- **Given problem**: Pictures stay out of the copy; restate everything else in the material exactly.

- **Given data**:
* * * * *
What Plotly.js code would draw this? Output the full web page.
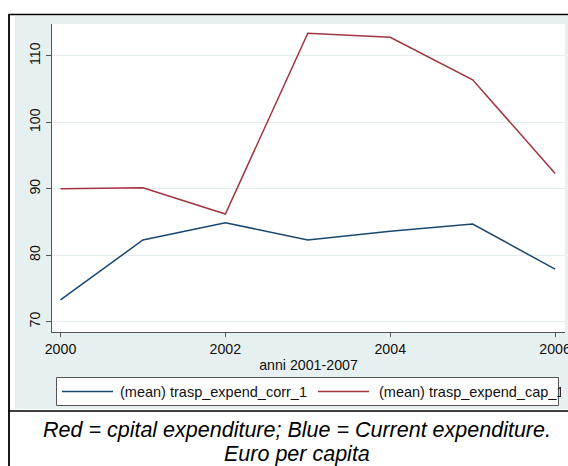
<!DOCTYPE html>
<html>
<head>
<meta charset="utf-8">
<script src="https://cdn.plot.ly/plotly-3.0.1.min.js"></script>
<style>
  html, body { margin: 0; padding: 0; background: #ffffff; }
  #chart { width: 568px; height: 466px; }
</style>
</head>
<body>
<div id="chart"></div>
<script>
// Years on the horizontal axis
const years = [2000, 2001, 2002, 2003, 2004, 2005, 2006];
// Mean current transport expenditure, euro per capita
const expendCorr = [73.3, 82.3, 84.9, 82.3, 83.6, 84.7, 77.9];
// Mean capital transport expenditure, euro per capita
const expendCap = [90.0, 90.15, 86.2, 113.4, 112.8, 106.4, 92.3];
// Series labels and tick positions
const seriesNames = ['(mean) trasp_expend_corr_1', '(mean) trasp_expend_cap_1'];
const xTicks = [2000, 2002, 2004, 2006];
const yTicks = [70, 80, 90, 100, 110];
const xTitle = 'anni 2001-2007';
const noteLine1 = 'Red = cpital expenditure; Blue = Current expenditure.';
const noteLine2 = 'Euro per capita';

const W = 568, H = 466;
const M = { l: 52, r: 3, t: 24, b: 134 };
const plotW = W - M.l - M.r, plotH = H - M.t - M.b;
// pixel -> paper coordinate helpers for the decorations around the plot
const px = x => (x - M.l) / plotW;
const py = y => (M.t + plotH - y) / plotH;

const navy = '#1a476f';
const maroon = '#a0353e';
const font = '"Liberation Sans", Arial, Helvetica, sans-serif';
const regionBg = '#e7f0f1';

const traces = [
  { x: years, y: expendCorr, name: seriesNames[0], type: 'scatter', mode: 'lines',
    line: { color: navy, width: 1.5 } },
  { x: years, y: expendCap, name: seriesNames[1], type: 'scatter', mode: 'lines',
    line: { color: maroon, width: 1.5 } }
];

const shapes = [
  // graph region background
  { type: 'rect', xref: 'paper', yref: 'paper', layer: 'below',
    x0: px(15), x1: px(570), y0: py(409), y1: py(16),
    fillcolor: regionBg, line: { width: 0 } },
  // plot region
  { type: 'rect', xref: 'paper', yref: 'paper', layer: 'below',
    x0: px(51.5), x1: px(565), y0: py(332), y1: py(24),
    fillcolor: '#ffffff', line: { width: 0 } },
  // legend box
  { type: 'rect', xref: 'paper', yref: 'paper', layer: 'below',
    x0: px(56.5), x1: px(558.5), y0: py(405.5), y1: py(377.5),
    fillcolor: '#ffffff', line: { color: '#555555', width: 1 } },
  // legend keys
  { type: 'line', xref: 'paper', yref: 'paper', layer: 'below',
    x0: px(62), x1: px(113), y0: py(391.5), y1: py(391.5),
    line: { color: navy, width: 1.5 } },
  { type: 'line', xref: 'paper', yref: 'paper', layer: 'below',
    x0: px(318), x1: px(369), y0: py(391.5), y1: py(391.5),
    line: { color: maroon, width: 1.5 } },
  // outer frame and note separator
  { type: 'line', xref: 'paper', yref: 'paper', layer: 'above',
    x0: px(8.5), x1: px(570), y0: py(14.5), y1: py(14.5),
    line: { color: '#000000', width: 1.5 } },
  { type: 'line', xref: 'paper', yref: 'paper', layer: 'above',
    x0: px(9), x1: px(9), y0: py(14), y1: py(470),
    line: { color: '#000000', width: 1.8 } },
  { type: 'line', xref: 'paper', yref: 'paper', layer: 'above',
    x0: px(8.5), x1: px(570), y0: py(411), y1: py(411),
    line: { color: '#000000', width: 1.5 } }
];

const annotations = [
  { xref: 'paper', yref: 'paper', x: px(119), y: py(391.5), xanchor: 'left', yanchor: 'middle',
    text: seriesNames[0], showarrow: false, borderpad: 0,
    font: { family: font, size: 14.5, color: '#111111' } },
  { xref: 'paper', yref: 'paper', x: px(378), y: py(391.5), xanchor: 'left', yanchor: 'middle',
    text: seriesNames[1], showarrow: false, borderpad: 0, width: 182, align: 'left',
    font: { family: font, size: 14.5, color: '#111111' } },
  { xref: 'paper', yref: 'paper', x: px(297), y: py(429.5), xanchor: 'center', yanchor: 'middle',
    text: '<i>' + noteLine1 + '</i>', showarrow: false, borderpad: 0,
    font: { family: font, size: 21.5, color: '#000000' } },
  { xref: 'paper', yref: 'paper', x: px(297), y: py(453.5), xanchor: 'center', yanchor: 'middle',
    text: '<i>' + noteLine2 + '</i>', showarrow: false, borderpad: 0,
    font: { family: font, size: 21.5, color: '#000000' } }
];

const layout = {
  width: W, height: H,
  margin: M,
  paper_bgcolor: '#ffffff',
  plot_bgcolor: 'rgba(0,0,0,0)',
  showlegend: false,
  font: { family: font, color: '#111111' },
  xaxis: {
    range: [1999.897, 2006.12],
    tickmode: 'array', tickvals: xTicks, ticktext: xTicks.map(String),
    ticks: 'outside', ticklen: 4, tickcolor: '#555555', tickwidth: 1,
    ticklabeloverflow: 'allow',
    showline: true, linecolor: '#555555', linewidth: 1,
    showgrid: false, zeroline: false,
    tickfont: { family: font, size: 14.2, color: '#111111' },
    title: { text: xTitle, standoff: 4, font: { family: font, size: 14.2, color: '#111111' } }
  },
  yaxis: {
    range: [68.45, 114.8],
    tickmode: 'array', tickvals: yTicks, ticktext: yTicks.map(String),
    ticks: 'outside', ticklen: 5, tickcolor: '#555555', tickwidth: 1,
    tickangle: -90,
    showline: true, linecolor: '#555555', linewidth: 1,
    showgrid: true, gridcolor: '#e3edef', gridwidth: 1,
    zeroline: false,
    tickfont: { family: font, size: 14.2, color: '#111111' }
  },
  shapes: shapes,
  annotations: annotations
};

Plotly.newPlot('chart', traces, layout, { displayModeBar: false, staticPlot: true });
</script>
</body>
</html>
* * * * *
- **Exercise response**:
What Plotly.js code would draw this? Output the full web page.
<!DOCTYPE html>
<html>
<head>
<meta charset="utf-8">
<script src="https://cdn.plot.ly/plotly-3.0.1.min.js"></script>
<style>
  html, body { margin: 0; padding: 0; background: #ffffff; }
  #chart { width: 568px; height: 466px; }
</style>
</head>
<body>
<div id="chart"></div>
<script>
// Years on the horizontal axis
const years = [2000, 2001, 2002, 2003, 2004, 2005, 2006];
// Mean current transport expenditure, euro per capita
const expendCorr = [73.3, 82.3, 84.9, 82.3, 83.6, 84.7, 77.9];
// Mean capital transport expenditure, euro per capita
const expendCap = [90.0, 90.15, 86.2, 113.4, 112.8, 106.4, 92.3];
// Series labels and tick positions
const seriesNames = ['(mean) trasp_expend_corr_1', '(mean) trasp_expend_cap_1'];
const xTicks = [2000, 2002, 2004, 2006];
const yTicks = [70, 80, 90, 100, 110];
const xTitle = 'anni 2001-2007';
const noteLine1 = 'Red = cpital expenditure; Blue = Current expenditure.';
const noteLine2 = 'Euro per capita';

const W = 568, H = 466;
const M = { l: 52, r: 3, t: 24, b: 134 };
const plotW = W - M.l - M.r, plotH = H - M.t - M.b;
// pixel -> paper coordinate helpers for the decorations around the plot
const px = x => (x - M.l) / plotW;
const py = y => (M.t + plotH - y) / plotH;

const navy = '#1a476f';
const maroon = '#a0353e';
const font = '"Liberation Sans", Arial, Helvetica, sans-serif';
const regionBg = '#e7f0f1';

const traces = [
  { x: years, y: expendCorr, name: seriesNames[0], type: 'scatter', mode: 'lines',
    line: { color: navy, width: 1.5 } },
  { x: years, y: expendCap, name: seriesNames[1], type: 'scatter', mode: 'lines',
    line: { color: maroon, width: 1.5 } }
];

const shapes = [
  // graph region background
  { type: 'rect', xref: 'paper', yref: 'paper', layer: 'below',
    x0: px(15), x1: px(570), y0: py(409), y1: py(16),
    fillcolor: regionBg, line: { width: 0 } },
  // plot region
  { type: 'rect', xref: 'paper', yref: 'paper', layer: 'below',
    x0: px(51.5), x1: px(565), y0: py(332), y1: py(24),
    fillcolor: '#ffffff', line: { width: 0 } },
  // legend box
  { type: 'rect', xref: 'paper', yref: 'paper', layer: 'below',
    x0: px(56.5), x1: px(558.5), y0: py(405.5), y1: py(377.5),
    fillcolor: '#ffffff', line: { color: '#555555', width: 1 } },
  // legend keys
  { type: 'line', xref: 'paper', yref: 'paper', layer: 'below',
    x0: px(62), x1: px(113), y0: py(391.5), y1: py(391.5),
    line: { color: navy, width: 1.5 } },
  { type: 'line', xref: 'paper', yref: 'paper', layer: 'below',
    x0: px(318), x1: px(369), y0: py(391.5), y1: py(391.5),
    line: { color: maroon, width: 1.5 } },
  // outer frame and note separator
  { type: 'line', xref: 'paper', yref: 'paper', layer: 'above',
    x0: px(8.5), x1: px(570), y0: py(14.5), y1: py(14.5),
    line: { color: '#000000', width: 1.5 } },
  { type: 'line', xref: 'paper', yref: 'paper', layer: 'above',
    x0: px(9), x1: px(9), y0: py(14), y1: py(470),
    line: { color: '#000000', width: 1.8 } },
  { type: 'line', xref: 'paper', yref: 'paper', layer: 'above',
    x0: px(8.5), x1: px(570), y0: py(411), y1: py(411),
    line: { color: '#000000', width: 1.5 } }
];

const annotations = [
  { xref: 'paper', yref: 'paper', x: px(119), y: py(391.5), xanchor: 'left', yanchor: 'middle',
    text: seriesNames[0], showarrow: false, borderpad: 0,
    font: { family: font, size: 14.5, color: '#111111' } },
  { xref: 'paper', yref: 'paper', x: px(378), y: py(391.5), xanchor: 'left', yanchor: 'middle',
    text: seriesNames[1], showarrow: false, borderpad: 0, width: 182, align: 'left',
    font: { family: font, size: 14.5, color: '#111111' } },
  { xref: 'paper', yref: 'paper', x: px(297), y: py(429.5), xanchor: 'center', yanchor: 'middle',
    text: '<i>' + noteLine1 + '</i>', showarrow: false, borderpad: 0,
    font: { family: font, size: 21.5, color: '#000000' } },
  { xref: 'paper', yref: 'paper', x: px(297), y: py(453.5), xanchor: 'center', yanchor: 'middle',
    text: '<i>' + noteLine2 + '</i>', showarrow: false, borderpad: 0,
    font: { family: font, size: 21.5, color: '#000000' } }
];

const layout = {
  width: W, height: H,
  margin: M,
  paper_bgcolor: '#ffffff',
  plot_bgcolor: 'rgba(0,0,0,0)',
  showlegend: false,
  font: { family: font, color: '#111111' },
  xaxis: {
    range: [1999.897, 2006.12],
    tickmode: 'array', tickvals: xTicks, ticktext: xTicks.map(String),
    ticks: 'outside', ticklen: 4, tickcolor: '#555555', tickwidth: 1,
    ticklabeloverflow: 'allow',
    showline: true, linecolor: '#555555', linewidth: 1,
    showgrid: false, zeroline: false,
    tickfont: { family: font, size: 14.2, color: '#111111' },
    title: { text: xTitle, standoff: 4, font: { family: font, size: 14.2, color: '#111111' } }
  },
  yaxis: {
    range: [68.45, 114.8],
    tickmode: 'array', tickvals: yTicks, ticktext: yTicks.map(String),
    ticks: 'outside', ticklen: 5, tickcolor: '#555555', tickwidth: 1,
    tickangle: -90,
    showline: true, linecolor: '#555555', linewidth: 1,
    showgrid: true, gridcolor: '#e3edef', gridwidth: 1,
    zeroline: false,
    tickfont: { family: font, size: 14.2, color: '#111111' }
  },
  shapes: shapes,
  annotations: annotations
};

Plotly.newPlot('chart', traces, layout, { displayModeBar: false, staticPlot: true });
</script>
</body>
</html>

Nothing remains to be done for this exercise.